The character roster reads like a casting sheet someone forgot to flesh out. There’s the troubled first officer, the womanizing octogenarian captain, the recently blended family whose parents look more like Calvin Klein Obsession models than two adults who attend PTA meetings, the obnoxious-passenger-who-is-clearly-going-to-get-eaten-and-deserves-it, the cranky old lady, the nerd, three flight attendants with hearts of gold, and assorted disposables.
There’s also an American sports team and a Chinese e-sports team onboard, though the film never bothers to clarify what sport any of them actually play. Culture clash gets introduced as a side dish before the main course of crash and sharks arrives, and then it’s promptly forgotten. You can guess every fate inside ten minutes of takeoff. The film does not particularly mind that you can.
Cockpit Theater
Aaron Eckhart (The Dark Knight) plays troubled first officer Will Drayton with a level of earnestness that recalls Peter Graves in Airplane! without any of the deadpan self-awareness. His pre-flight scene with a small girl at the gate, in which he gravely explains the wonders of aviation to a stranger’s child, is one rewrite away from a Saturday Night Live sketch. The kid lands a dry one-liner that breaks the spell of the moment, and I don’t think the Eckhart realizes the joke is on him.
Sir Ben Kingsley (Daliland), billed in a fine-print credit as “SBK” (and yes, I had to stop the screener and check), plays Captain Roy Thackeray, a karaoke-loving ladies’ man who, despite being well past any commercial pilot’s mandatory retirement age, is still somehow at the controls of a major international flight. Kingsley sings, gazes out windows with damp eyes, and delivers lines that suggest he is the only person in the cockpit who knows what genre he’s in. Within minutes of meeting three botoxed women in the airport bar, he announces out of nowhere, “You want to know what I’m not good at?
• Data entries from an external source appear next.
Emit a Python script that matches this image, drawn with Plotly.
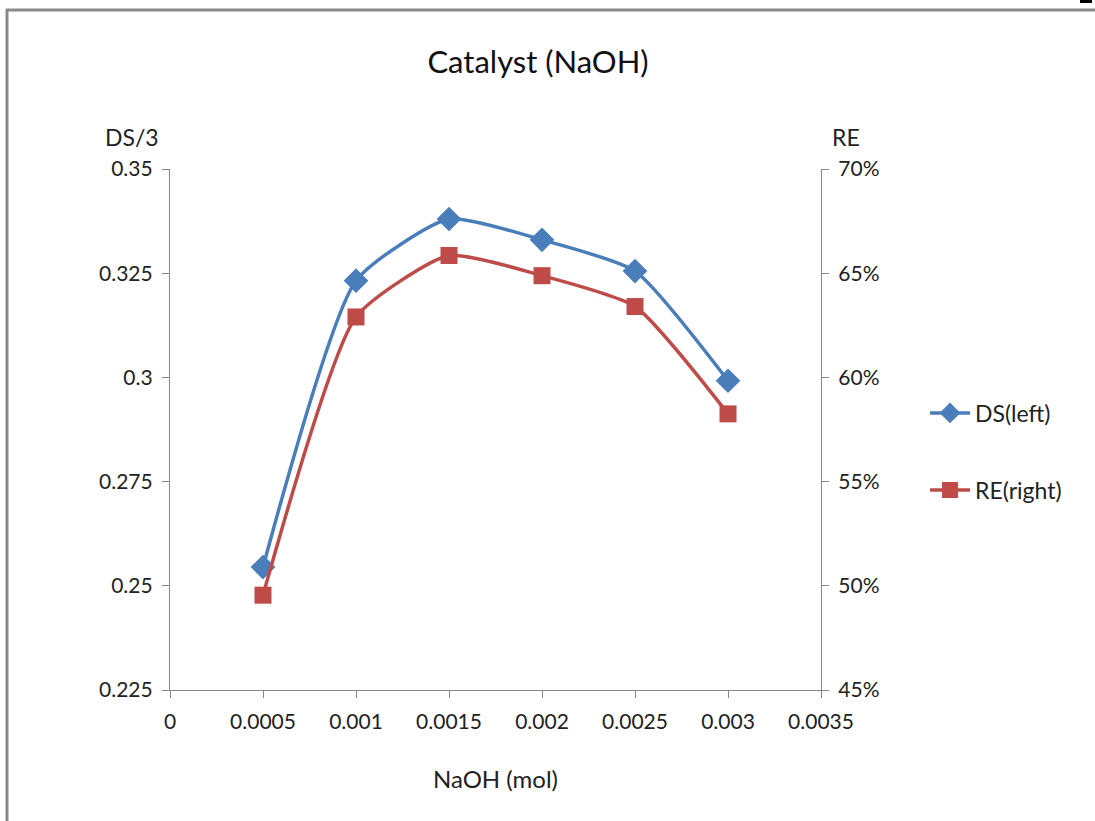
import plotly.graph_objects as go

naoh_mol = [0.0005, 0.001, 0.0015, 0.002, 0.0025, 0.003]
ds_left = [0.2545, 0.3232, 0.3380, 0.3330, 0.3255, 0.2992]
re_right = [0.4955, 0.6290, 0.6585, 0.6488, 0.6340, 0.5825]

x_tickvals = [0, 0.0005, 0.001, 0.0015, 0.002, 0.0025, 0.003, 0.0035]
x_ticktext = ["0", "0.0005", "0.001", "0.0015", "0.002", "0.0025", "0.003", "0.0035"]
y_tickvals = [0.225, 0.25, 0.275, 0.3, 0.325, 0.35]
y_ticktext = ["0.225", "0.25", "0.275", "0.3", "0.325", "0.35"]
y2_tickvals = [0.45, 0.50, 0.55, 0.60, 0.65, 0.70]
y2_ticktext = ["45%", "50%", "55%", "60%", "65%", "70%"]

FONT = "Lato"
AX = "#868686"
BLUE = "#4A7EBB"
RED = "#BE4B48"
TXT = "#222222"

fig = go.Figure()
fig.add_trace(go.Scatter(
    x=naoh_mol, y=ds_left, name="DS(left)", mode="lines+markers",
    line=dict(color=BLUE, width=3.5, shape="spline", smoothing=0.55),
    marker=dict(symbol="diamond", size=19, color=BLUE),
    legend="legend", yaxis="y"))
fig.add_trace(go.Scatter(
    x=naoh_mol, y=re_right, name="RE(right)", mode="lines+markers",
    line=dict(color=RED, width=3.5, shape="spline", smoothing=0.55),
    marker=dict(symbol="square", size=17, color=RED),
    legend="legend2", yaxis="y2"))

W, H = 1095, 821
L, R, T, B = 170, 821, 169, 690
pw, ph = R - L, B - T

def px(x):
    return (x - L) / pw

def py(y):
    return 1 - (y - T) / ph

TICKF = dict(family=FONT, size=21, color=TXT)

fig.update_layout(
    width=W, height=H,
    margin=dict(l=L, r=W - R, t=T, b=H - B, pad=0),
    paper_bgcolor="white", plot_bgcolor="white",
    font=dict(family=FONT, size=21, color=TXT),
    showlegend=True,
    title=dict(text="Catalyst (NaOH)", x=px(538), xanchor="center", xref="paper",
               y=1 - 62 / H, yanchor="middle", yref="container",
               font=dict(family=FONT, size=31, color="#111111")),
    xaxis=dict(range=[0, 0.0035], tickvals=x_tickvals, ticktext=x_ticktext,
               showgrid=False, zeroline=False, showline=True, linecolor=AX, linewidth=1.2,
               ticks="outside", ticklen=7, tickcolor=AX, tickwidth=1.2,
               ticklabelstandoff=6, tickfont=TICKF,
               title=dict(text="NaOH (mol)", font=dict(family=FONT, size=24, color=TXT), standoff=38)),
    yaxis=dict(range=[0.225, 0.35], tickvals=y_tickvals, ticktext=y_ticktext,
               showgrid=False, zeroline=False, showline=True, linecolor=AX, linewidth=1.2,
               ticks="outside", ticklen=7, tickcolor=AX, tickwidth=1.2,
               ticklabelstandoff=5, tickfont=TICKF),
    yaxis2=dict(range=[0.45, 0.70], tickvals=y2_tickvals, ticktext=y2_ticktext,
                overlaying="y", side="right",
                showgrid=False, zeroline=False, showline=True, linecolor=AX, linewidth=1.2,
                ticks="outside", ticklen=7, tickcolor=AX, tickwidth=1.2,
                ticklabelstandoff=5, tickfont=TICKF),
    legend=dict(x=px(925), y=py(413), xanchor="left", yanchor="middle", itemwidth=40,
                bgcolor="rgba(0,0,0,0)", font=dict(family=FONT, size=23, color=TXT)),
    legend2=dict(x=px(925), y=py(490), xanchor="left", yanchor="middle", itemwidth=40,
                 bgcolor="rgba(0,0,0,0)", font=dict(family=FONT, size=23, color=TXT)),
    annotations=[
        dict(text="DS/3", x=px(132), y=py(137), xref="paper", yref="paper",
             showarrow=False, xanchor="center", yanchor="middle",
             font=dict(family=FONT, size=23, color=TXT)),
        dict(text="RE", x=px(846), y=py(137), xref="paper", yref="paper",
             showarrow=False, xanchor="center", yanchor="middle",
             font=dict(family=FONT, size=23, color=TXT)),
    ],
    shapes=[
        dict(type="line", xref="paper", yref="paper", x0=px(7), x1=px(7), y0=py(9), y1=py(830),
             line=dict(color="#8A8A8A", width=3)),
        dict(type="line", xref="paper", yref="paper", x0=px(6), x1=px(1100), y0=py(10), y1=py(10),
             line=dict(color="#8A8A8A", width=3)),
        dict(type="line", xref="paper", yref="paper", x0=px(1080), x1=px(1092), y0=py(1.5), y1=py(1.5),
             line=dict(color="#000000", width=3)),
    ],
)

fig.write_html("out.html")
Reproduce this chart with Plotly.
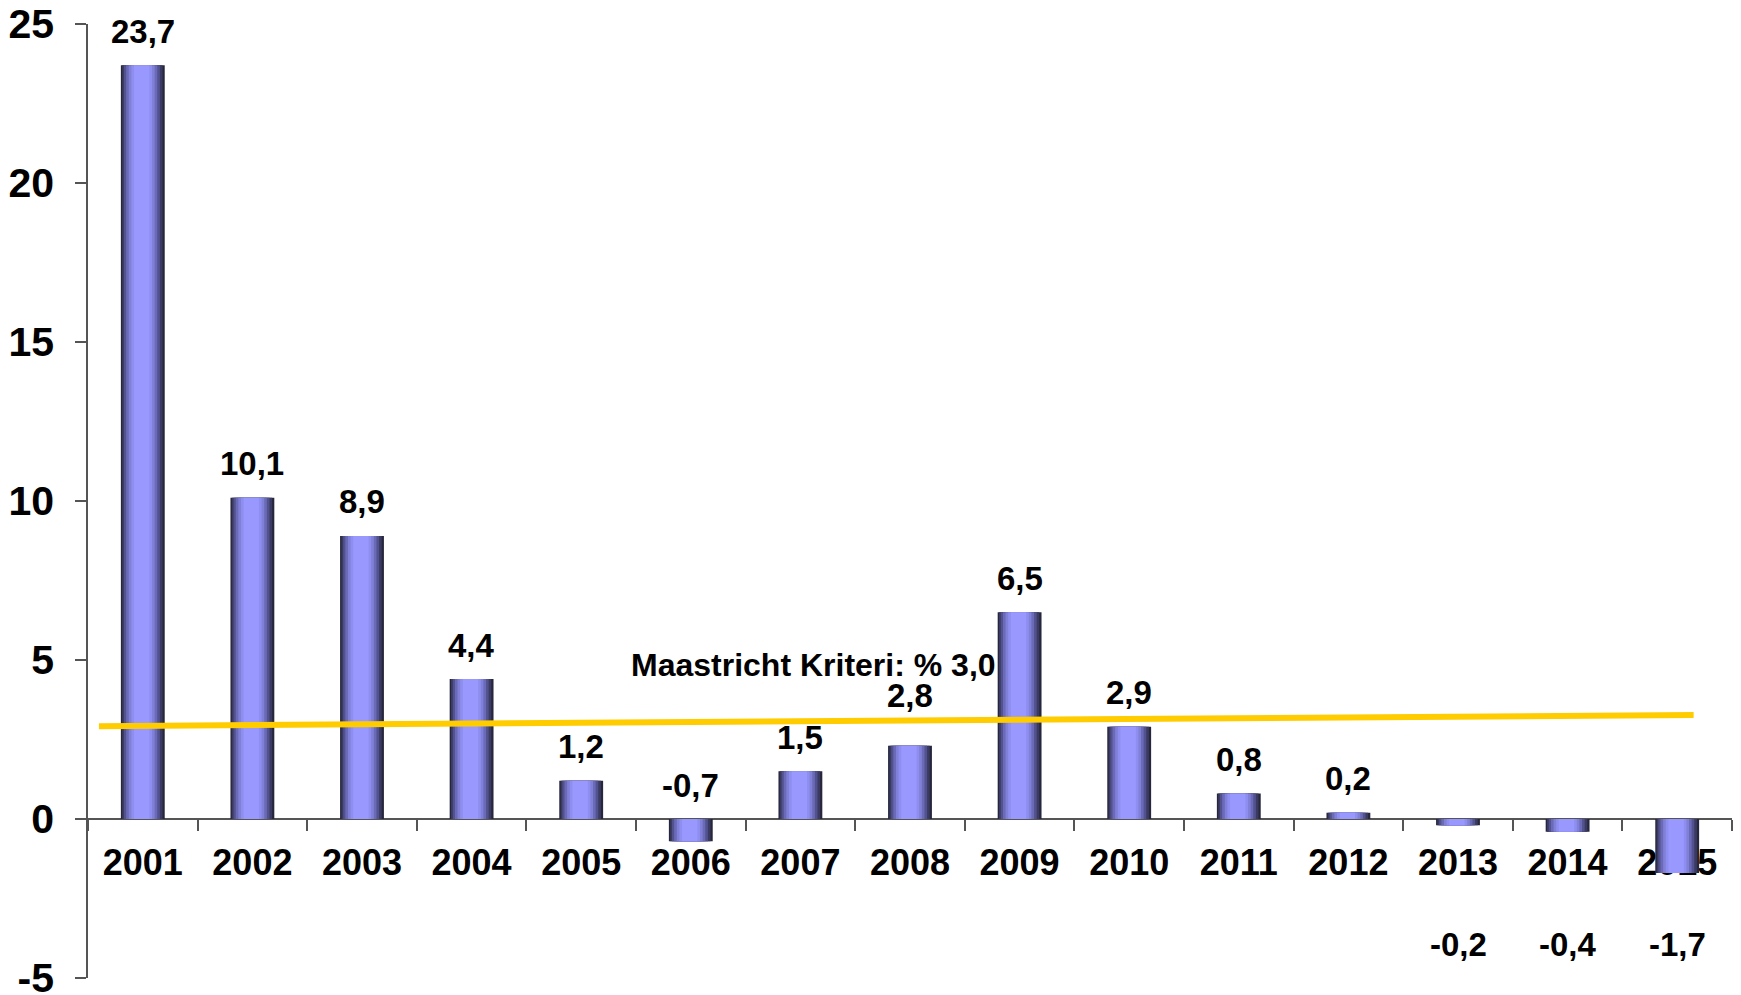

Marriage.” Reminder…six writers on this one.
The mostly Australian supporting cast plays it straight and bland, blah-blah-blahs in life jackets. Molly Belle Wright is genuinely cute as young Cora, although the screenplay hands her some baffling decisions in pursuit of parents who are busy joining the Mile High Club. Angus Sampson, who has done sneaky-good work in the Insidious films, is miscast as the obligatory loud and obnoxious passenger. You’re meant to want him eaten, and the film delivers, but the wait is long.
Sharks Win, Sets Lose
Here’s the strange thing. The shark CGI is actually the least bad effects work in the picture, which is the inverse of how this is supposed to go. Harlin clearly carried something useful home from Deep Blue Sea, because these are mean, fast, frenzy-mode bull sharks, and the first time one breaches it genuinely jolted me back into the movie. Fins slicing across the surface still work when it comes to creating suspense and pending dread. It worked in 1975 and it works in 2026.
What sinks the rest of the picture is everything around the sharks. The plane crash itself is the film’s set-piece highlight, all twisting fuselage and panicked passengers, and Harlin stages it with the muscular instinct his nineties work was built on. After that, the seams start showing. The water never reads as ocean. The sky never reads as sky. The geography of the survivors’ situation shifts whenever a script point needs it to. You can practically hear the green-screen tarp flapping in the breeze.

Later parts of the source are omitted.